I’m sure you all remember Tweni. She was the incredible woman I was dating back when my blog was first making the rounds. I wrote about losing her in the post Trapped within the walls of a guarded heart.
I loved her. I loved her with all my heart. And I lost her. And she married another guy. A good guy. A decent guy.
When they were weeks away from their wedding, I tried to get her back. I asked her to call off the engagement. I knew I would regret it forever more if I didn’t. I never told you all about that. It was a hard time for me. It was a hard time for Tweni. And it was a hard time for her fiancé. For a damn good reason, her fiancé didn’t like me too much.

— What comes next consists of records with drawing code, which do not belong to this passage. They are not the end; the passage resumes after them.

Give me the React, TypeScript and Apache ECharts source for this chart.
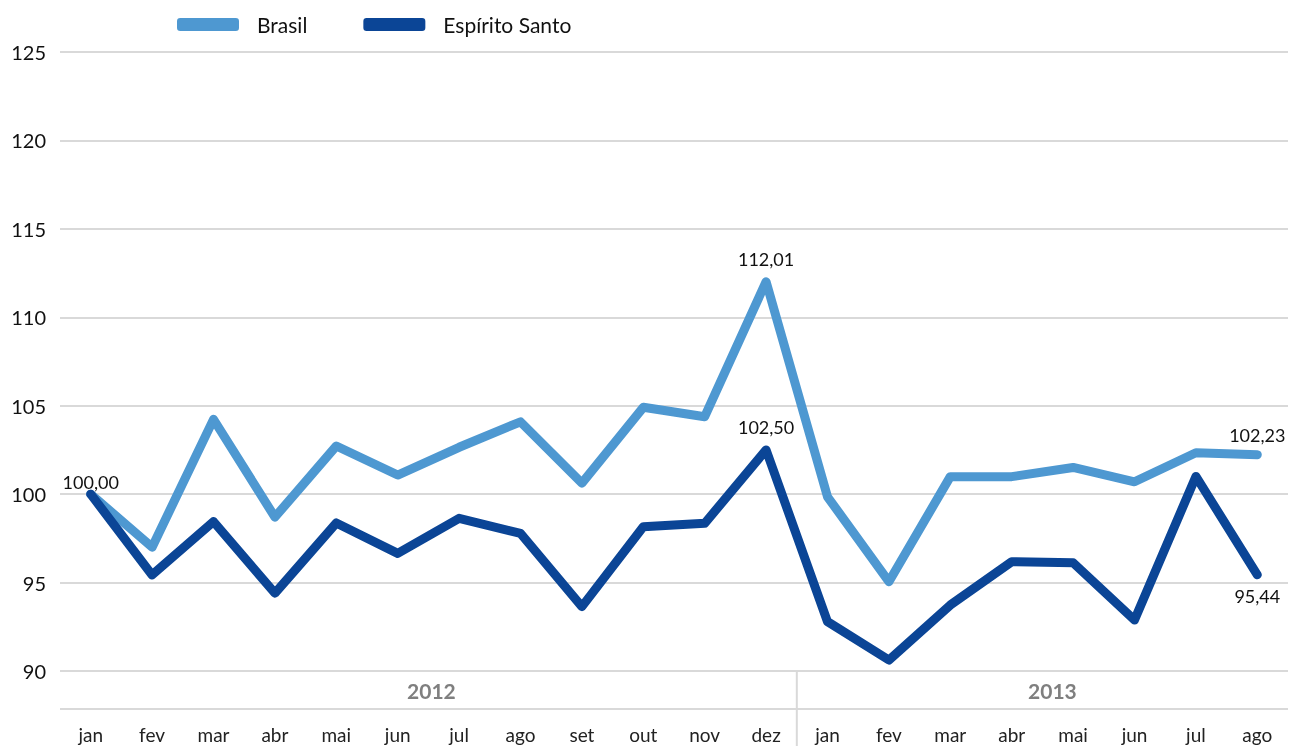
import React, { useEffect, useRef } from "react";
import * as echarts from "echarts";

const months = ["jan", "fev", "mar", "abr", "mai", "jun", "jul", "ago", "set", "out", "nov", "dez", "jan", "fev", "mar", "abr", "mai", "jun", "jul", "ago"];
const years = ["2012", "2013"];
const yearStart = [0, 12];
const yearEnd = [11, 19];
const brasil = [100.0, 97.0, 104.23, 98.7, 102.72, 101.08, 102.65, 104.09, 100.62, 104.91, 104.38, 112.01, 99.85, 95.05, 100.99, 100.99, 101.51, 100.7, 102.34, 102.23];
const espiritoSanto = [100.0, 95.43, 98.45, 94.4, 98.37, 96.65, 98.63, 97.78, 93.64, 98.16, 98.35, 102.5, 92.79, 90.62, 93.73, 96.18, 96.12, 92.88, 101.0, 95.44];
const yTicks = [90, 95, 100, 105, 110, 115, 120, 125];

const FONT = "Lato, 'Open Sans', sans-serif";
const C_BR = "#4E98D1";
const C_ES = "#0B4596";

const fmt = (v: number) => v.toFixed(2).replace(".", ",");

export default function App() {
  const ref = useRef<HTMLDivElement>(null);
  useEffect(() => {
    document.body.style.margin = "0";
    const chart = echarts.init(ref.current!, undefined, { renderer: "svg" });
    const lbl = (pos: string, dist: number) => ({
      show: true,
      position: pos,
      distance: dist,
      formatter: (p: any) => fmt(p.value),
      fontFamily: FONT,
      fontSize: 18,
      color: "#111",
    });
    const brData = brasil.map((v, i) => {
      if (i === 0) return { value: v, label: lbl("top", 3) };
      if (i === 11) return { value: v, label: lbl("top", 13) };
      if (i === brasil.length - 1) return { value: v, label: lbl("top", 10) };
      return v;
    });
    const esData = espiritoSanto.map((v, i) => {
      if (i === 11) return { value: v, label: lbl("top", 13) };
      if (i === espiritoSanto.length - 1) return { value: v, label: lbl("bottom", 12) };
      return v;
    });
    const option: any = {
      animation: false,
      grid: { left: 60, right: 6, top: 52, bottom: 75, containLabel: false },
      legend: {
        left: 177,
        top: 12,
        padding: 0,
        icon: "roundRect",
        itemWidth: 62,
        itemHeight: 13,
        itemGap: 56,
        textStyle: { fontFamily: FONT, fontSize: 21, color: "#111", padding: [0, 0, 0, 13], lineHeight: 25 },
        data: ["Brasil", "Espírito Santo"],
      },
      xAxis: {
        type: "category",
        data: months,
        boundaryGap: true,
        axisLine: { show: false },
        axisTick: { show: false },
        axisLabel: { margin: 54, fontFamily: FONT, fontSize: 19, color: "#222", interval: 0 },
        splitLine: { show: false },
      },
      yAxis: {
        type: "value",
        min: 90,
        max: 125,
        interval: 5,
        axisLine: { show: false },
        axisTick: { show: false },
        axisLabel: { margin: 14, fontFamily: FONT, fontSize: 20, color: "#111", formatter: (v: number) => (yTicks.includes(v) ? String(v) : "") },
        splitLine: { lineStyle: { color: "#D9D9D9", width: 2 } },
      },
      series: [
        {
          name: "Brasil",
          type: "line",
          data: brData,
          symbol: "circle",
          symbolSize: 1,
          showSymbol: true,
          itemStyle: { color: C_BR },
          lineStyle: { color: C_BR, width: 9, cap: "round", join: "round" },
          z: 2,
        },
        {
          name: "Espírito Santo",
          type: "line",
          data: esData,
          symbol: "circle",
          symbolSize: 1,
          showSymbol: true,
          itemStyle: { color: C_ES },
          lineStyle: { color: C_ES, width: 9, cap: "round", join: "round" },
          z: 3,
        },
      ],
    };
    chart.setOption(option);

    const px = (i: number, v: number) => chart.convertToPixel({ gridIndex: 0 }, [i, v]) as number[];
    const x0 = px(0, 90)[0];
    const x1 = px(1, 90)[0];
    const band = x1 - x0;
    const yBase = px(0, 90)[1];
    const left = x0 - band / 2;
    const right = px(months.length - 1, 90)[0] + band / 2;
    const sepX = (px(11, 90)[0] + px(12, 90)[0]) / 2;
    const graphics: any[] = [
      { type: "line", shape: { x1: left, y1: yBase + 38, x2: right, y2: yBase + 38 }, style: { stroke: "#D9D9D9", lineWidth: 2 }, silent: true },
      { type: "line", shape: { x1: sepX, y1: yBase, x2: sepX, y2: 746 }, style: { stroke: "#D9D9D9", lineWidth: 2 }, silent: true },
    ];
    years.forEach((yr, k) => {
      const a = yearStart[k] === 0 ? left : (px(yearStart[k] - 1, 90)[0] + px(yearStart[k], 90)[0]) / 2;
      const b = yearEnd[k] === months.length - 1 ? right : (px(yearEnd[k], 90)[0] + px(yearEnd[k] + 1, 90)[0]) / 2;
      graphics.push({
        type: "text",
        x: (a + b) / 2 + (k === 0 ? 3 : 10),
        y: yBase + 19,
        style: { text: yr, fontFamily: FONT, fontSize: 21, fontWeight: "bold", fill: "#7F7F7F", textAlign: "center", textVerticalAlign: "middle" },
        silent: true,
      });
    });
    chart.setOption({ graphic: graphics });
    return () => chart.dispose();
  }, []);
  return <div ref={ref} style={{ position: "fixed", left: 0, top: 0, width: 1294, height: 746 }} />;
}
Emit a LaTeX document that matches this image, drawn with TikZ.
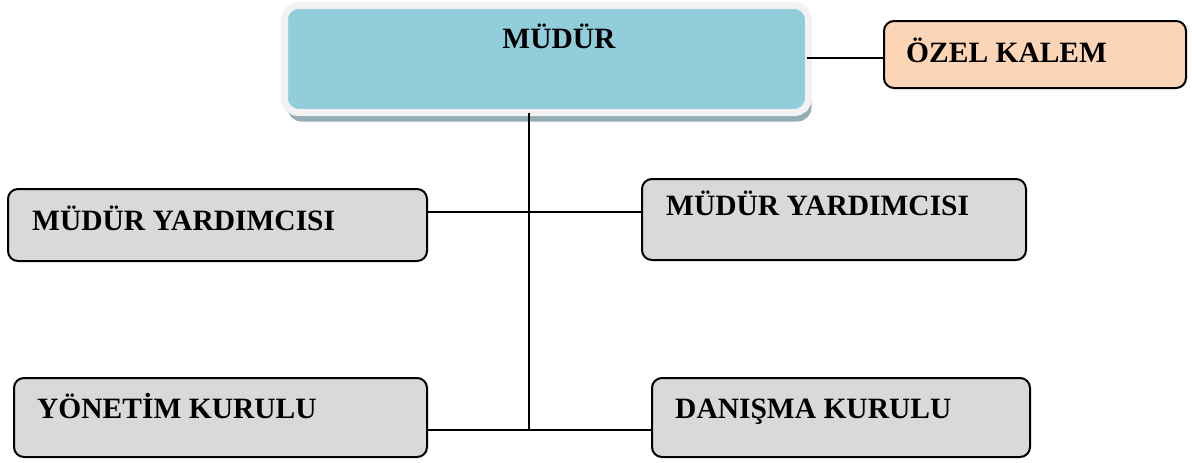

She loved this man and she was devoted to him. After many tears, I told her goodbye and they went through with their beautiful wedding. I wasn’t invited. For a damn good reason.
But for some reason that wasn’t the end of it. Months later, I posted I’m Christian, unless you’re gay. Tweni knew that I had been working on it back when we were dating. She knew how important a message it was to me. And she knew how conflicted I had been about posting it. She must have seen a link after I published it and clicked over. I got a very short email from her, telling me that she loved it and that she was proud of me for what it was doing. Nothing more. I responded a couple days later and said I hoped she was doing well, and thank you.
And for some reason that wasn’t the end of it. I received a text from her fiancé several weeks later demanding that I stay out of their lives. He had apparently found the emails.
And that’s when I responded in a way that I wasn’t proud of. In that moment of anger, some blogger somewhere else could have easily written a post to me called, I love others, unless they love the person that I once loved.
Ironically, I mentioned this very thing in the Christian/Gay post.
But when I was faced with the emotions in real life, I chose anger and I chose hatred. I responded to him that he was overly insecure and a lousy excuse for a man and a husband. He wrote something back, again threatening me. I again responded with more vindictive and hurtful words, telling him whatever I hoped would make him so angry that he’d go get in a fight with his wife over it and hopefully make her question whether being married to this man was worth it. We sent each other several more texts, tempers fuming.
Believe it or not, that text exchange is one of my bigger regrets so far in life. I’ve done some low things. I’ve done some unhealthy things. I’ve done some downright dishonest and despicable things. But that one hurt more than most anything because I did something that I knew would probably end up hurting somebody I loved very much.
And for what?
Was it ego? Was it pride? Was it because I was still in love with her?